- [WHAT TO DO] Your task is to quote the records from their first line through the line containing "from bokeh.resources import INLINE", with nothing added or left out.

# start of DATA LISTING

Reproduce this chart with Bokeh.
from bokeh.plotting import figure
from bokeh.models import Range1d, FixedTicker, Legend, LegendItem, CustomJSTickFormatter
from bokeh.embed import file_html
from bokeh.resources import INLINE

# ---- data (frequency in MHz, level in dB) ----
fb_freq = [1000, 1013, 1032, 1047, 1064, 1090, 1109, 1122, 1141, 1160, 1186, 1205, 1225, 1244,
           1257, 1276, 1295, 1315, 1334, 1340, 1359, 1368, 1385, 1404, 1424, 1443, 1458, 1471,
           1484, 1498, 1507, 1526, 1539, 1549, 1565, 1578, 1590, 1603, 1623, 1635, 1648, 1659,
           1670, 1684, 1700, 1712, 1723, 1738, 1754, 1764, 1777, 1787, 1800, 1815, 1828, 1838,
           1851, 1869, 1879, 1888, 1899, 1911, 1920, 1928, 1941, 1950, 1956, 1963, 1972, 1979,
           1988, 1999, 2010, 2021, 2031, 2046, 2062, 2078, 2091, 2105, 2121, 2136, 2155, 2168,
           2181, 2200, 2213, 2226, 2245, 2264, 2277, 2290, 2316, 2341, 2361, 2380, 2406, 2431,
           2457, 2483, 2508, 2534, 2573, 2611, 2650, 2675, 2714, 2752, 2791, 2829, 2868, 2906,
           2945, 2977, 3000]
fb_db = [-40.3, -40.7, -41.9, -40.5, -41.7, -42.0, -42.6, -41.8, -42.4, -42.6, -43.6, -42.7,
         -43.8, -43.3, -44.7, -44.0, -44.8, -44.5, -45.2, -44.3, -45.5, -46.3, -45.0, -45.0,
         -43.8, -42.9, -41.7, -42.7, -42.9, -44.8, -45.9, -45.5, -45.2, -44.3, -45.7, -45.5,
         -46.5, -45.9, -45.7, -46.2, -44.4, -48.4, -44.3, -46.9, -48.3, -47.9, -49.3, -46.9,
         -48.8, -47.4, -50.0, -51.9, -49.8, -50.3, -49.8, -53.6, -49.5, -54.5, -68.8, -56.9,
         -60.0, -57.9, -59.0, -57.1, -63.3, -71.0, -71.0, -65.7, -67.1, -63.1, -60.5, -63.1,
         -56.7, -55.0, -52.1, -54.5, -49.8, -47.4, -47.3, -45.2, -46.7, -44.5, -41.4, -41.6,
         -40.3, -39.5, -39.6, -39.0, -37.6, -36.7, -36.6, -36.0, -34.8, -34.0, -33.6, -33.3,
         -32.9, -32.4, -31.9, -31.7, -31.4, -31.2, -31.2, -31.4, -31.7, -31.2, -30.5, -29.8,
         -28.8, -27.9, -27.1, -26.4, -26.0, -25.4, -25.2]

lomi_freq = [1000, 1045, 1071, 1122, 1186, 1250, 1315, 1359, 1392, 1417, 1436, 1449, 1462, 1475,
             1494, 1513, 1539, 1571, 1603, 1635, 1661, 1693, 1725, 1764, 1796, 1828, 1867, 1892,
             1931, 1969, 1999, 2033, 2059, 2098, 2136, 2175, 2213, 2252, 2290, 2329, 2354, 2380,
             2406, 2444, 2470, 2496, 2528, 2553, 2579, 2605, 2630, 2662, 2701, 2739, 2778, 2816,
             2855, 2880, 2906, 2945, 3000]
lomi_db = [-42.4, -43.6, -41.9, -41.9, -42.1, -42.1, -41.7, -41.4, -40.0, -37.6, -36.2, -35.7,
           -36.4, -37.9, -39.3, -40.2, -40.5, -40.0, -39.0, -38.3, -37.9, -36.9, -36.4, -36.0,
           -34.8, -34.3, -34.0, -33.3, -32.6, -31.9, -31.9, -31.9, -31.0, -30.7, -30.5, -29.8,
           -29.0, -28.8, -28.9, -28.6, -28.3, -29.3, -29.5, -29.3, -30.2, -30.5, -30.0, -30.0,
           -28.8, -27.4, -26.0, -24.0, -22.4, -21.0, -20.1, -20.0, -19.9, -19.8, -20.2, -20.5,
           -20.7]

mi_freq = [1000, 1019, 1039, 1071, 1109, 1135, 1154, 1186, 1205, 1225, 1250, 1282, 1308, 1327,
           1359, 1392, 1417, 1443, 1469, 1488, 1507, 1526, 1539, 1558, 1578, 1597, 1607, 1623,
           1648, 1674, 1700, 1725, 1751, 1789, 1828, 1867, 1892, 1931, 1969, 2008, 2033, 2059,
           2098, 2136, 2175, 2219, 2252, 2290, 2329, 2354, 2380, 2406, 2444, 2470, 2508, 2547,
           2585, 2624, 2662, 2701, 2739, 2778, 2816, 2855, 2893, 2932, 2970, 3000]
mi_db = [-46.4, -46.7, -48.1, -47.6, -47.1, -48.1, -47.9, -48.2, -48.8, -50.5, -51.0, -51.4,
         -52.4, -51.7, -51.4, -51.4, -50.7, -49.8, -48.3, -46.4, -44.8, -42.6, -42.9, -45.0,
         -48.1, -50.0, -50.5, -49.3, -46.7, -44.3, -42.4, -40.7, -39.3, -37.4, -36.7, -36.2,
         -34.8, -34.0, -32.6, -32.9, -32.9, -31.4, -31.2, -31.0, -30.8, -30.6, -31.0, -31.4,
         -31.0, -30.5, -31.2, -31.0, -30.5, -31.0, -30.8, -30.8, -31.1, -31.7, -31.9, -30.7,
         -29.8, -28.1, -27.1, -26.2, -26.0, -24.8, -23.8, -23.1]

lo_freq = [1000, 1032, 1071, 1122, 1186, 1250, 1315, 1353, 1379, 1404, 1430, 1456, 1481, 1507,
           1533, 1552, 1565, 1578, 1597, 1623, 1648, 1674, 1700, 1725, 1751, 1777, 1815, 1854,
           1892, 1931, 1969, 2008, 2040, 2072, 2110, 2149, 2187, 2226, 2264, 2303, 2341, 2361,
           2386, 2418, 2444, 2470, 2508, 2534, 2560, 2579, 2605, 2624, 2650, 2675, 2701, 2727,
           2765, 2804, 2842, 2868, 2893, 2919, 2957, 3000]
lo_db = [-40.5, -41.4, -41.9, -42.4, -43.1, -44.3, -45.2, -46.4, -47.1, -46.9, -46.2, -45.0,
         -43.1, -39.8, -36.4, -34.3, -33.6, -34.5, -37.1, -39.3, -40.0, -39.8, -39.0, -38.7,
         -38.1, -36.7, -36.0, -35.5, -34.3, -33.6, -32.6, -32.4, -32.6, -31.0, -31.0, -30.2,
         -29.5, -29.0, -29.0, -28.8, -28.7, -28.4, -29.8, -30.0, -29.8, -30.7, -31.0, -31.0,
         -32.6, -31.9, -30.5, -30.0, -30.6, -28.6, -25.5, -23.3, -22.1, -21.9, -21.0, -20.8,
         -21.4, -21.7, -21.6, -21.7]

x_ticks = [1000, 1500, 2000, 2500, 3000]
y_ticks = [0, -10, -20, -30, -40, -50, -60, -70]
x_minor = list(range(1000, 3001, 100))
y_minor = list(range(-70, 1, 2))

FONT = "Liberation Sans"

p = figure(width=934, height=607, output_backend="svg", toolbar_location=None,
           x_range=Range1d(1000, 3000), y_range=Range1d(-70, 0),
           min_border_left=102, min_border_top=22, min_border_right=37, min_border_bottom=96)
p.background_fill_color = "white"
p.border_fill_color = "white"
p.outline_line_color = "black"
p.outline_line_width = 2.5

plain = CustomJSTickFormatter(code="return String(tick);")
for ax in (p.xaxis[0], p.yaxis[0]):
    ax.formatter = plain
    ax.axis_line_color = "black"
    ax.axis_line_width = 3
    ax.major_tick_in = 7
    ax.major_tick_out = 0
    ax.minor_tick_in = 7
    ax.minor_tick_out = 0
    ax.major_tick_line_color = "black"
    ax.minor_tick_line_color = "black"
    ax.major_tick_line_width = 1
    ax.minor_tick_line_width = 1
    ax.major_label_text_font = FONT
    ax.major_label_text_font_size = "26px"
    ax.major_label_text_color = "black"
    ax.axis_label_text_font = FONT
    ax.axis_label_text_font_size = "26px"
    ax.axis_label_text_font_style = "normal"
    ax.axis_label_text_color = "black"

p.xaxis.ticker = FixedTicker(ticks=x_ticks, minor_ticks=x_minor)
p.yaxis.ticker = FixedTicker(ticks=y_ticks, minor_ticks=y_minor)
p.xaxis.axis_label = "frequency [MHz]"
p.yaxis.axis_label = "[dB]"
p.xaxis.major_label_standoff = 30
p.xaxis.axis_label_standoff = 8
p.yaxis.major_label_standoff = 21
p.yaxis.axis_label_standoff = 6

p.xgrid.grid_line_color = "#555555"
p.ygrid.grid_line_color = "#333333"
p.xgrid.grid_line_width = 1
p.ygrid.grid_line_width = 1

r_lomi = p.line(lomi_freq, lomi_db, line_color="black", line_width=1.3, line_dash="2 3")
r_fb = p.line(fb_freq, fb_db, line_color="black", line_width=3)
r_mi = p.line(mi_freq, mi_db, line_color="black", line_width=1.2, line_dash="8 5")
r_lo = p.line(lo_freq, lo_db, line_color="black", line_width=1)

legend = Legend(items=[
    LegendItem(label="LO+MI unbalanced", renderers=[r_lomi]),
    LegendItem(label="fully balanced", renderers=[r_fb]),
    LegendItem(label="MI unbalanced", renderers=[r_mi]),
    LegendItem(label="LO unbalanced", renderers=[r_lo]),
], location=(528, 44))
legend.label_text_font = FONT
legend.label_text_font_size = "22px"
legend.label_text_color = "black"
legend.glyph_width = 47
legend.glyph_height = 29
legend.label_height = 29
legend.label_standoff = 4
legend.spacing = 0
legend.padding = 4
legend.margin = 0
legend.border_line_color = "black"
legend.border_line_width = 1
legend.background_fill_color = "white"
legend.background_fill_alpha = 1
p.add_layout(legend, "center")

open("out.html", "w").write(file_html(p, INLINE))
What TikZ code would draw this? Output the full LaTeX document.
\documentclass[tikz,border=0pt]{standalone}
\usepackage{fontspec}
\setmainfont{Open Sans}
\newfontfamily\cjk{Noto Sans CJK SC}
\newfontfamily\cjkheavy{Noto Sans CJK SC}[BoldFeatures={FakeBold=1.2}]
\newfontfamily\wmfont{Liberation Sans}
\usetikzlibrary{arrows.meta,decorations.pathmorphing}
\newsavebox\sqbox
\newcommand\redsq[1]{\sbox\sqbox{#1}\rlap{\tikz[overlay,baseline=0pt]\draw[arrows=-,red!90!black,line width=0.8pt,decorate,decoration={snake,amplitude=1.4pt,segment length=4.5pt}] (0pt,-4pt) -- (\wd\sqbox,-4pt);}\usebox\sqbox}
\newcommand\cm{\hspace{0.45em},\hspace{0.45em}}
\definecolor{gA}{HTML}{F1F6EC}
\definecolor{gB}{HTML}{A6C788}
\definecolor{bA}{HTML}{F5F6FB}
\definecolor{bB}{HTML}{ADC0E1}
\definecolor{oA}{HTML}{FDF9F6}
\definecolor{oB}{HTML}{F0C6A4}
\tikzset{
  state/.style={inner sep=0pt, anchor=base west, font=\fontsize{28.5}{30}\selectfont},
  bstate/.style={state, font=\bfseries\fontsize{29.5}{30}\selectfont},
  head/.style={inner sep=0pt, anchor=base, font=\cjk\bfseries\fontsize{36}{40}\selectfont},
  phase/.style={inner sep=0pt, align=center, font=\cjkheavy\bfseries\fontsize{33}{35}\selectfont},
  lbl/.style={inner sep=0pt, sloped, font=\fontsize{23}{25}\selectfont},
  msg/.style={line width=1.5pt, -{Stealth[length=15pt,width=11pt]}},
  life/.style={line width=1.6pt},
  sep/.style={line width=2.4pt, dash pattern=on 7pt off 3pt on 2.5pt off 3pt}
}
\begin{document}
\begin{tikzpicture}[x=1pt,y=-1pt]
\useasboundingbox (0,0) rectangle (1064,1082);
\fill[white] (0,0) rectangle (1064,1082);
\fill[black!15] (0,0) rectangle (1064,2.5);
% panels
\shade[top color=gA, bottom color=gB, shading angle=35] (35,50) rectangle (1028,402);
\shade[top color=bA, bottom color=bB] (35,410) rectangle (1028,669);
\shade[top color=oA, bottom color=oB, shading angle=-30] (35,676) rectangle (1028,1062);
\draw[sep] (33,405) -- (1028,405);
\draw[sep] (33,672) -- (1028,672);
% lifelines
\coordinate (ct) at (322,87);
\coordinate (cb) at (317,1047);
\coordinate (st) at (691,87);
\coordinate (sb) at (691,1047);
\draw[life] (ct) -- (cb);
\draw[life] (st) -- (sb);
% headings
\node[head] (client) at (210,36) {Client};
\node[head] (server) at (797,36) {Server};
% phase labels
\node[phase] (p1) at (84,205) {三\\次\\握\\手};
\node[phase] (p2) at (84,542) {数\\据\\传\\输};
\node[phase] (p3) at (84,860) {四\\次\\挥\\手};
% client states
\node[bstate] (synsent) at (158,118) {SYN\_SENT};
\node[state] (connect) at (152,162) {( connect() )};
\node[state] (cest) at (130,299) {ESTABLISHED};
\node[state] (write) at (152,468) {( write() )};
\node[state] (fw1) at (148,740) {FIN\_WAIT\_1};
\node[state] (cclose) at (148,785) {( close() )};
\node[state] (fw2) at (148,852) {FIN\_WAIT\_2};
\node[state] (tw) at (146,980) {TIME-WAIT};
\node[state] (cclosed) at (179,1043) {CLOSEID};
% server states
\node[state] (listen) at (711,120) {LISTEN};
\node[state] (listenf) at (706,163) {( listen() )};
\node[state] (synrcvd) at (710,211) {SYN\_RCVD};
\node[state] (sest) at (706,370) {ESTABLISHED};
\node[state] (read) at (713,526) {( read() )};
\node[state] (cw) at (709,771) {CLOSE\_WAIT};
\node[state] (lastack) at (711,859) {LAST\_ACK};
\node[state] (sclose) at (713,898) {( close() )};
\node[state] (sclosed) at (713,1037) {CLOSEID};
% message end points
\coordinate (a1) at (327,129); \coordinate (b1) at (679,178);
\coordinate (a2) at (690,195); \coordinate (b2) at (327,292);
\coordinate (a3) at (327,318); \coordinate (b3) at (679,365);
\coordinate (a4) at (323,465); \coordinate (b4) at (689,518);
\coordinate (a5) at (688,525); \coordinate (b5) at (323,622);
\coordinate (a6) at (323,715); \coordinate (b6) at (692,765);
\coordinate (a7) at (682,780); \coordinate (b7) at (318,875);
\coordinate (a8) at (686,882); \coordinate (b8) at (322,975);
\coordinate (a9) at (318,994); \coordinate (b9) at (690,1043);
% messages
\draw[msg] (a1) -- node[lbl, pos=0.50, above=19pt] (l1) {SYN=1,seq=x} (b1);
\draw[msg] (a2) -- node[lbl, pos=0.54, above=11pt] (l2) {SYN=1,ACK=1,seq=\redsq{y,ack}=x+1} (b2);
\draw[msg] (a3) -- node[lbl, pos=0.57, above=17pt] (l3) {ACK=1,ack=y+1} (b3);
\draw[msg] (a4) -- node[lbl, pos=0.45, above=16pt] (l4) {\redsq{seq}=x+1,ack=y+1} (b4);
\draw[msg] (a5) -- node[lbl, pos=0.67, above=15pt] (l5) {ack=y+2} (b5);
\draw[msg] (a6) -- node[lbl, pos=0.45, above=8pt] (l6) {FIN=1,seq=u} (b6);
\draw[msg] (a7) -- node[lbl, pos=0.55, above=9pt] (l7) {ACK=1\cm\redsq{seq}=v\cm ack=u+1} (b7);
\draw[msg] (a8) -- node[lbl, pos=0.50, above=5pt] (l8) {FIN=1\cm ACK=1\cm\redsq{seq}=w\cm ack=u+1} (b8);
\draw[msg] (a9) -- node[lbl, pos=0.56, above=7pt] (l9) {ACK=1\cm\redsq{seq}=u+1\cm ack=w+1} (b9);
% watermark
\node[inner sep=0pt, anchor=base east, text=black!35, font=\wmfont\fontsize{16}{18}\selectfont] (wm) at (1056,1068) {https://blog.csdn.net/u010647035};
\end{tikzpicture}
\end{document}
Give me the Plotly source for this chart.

# end of DATA LISTING

- [RESULT OF THE EXERCISE]
Reproduce this chart with Bokeh.
from bokeh.plotting import figure
from bokeh.models import Range1d, FixedTicker, Legend, LegendItem, CustomJSTickFormatter
from bokeh.embed import file_html
from bokeh.resources import INLINE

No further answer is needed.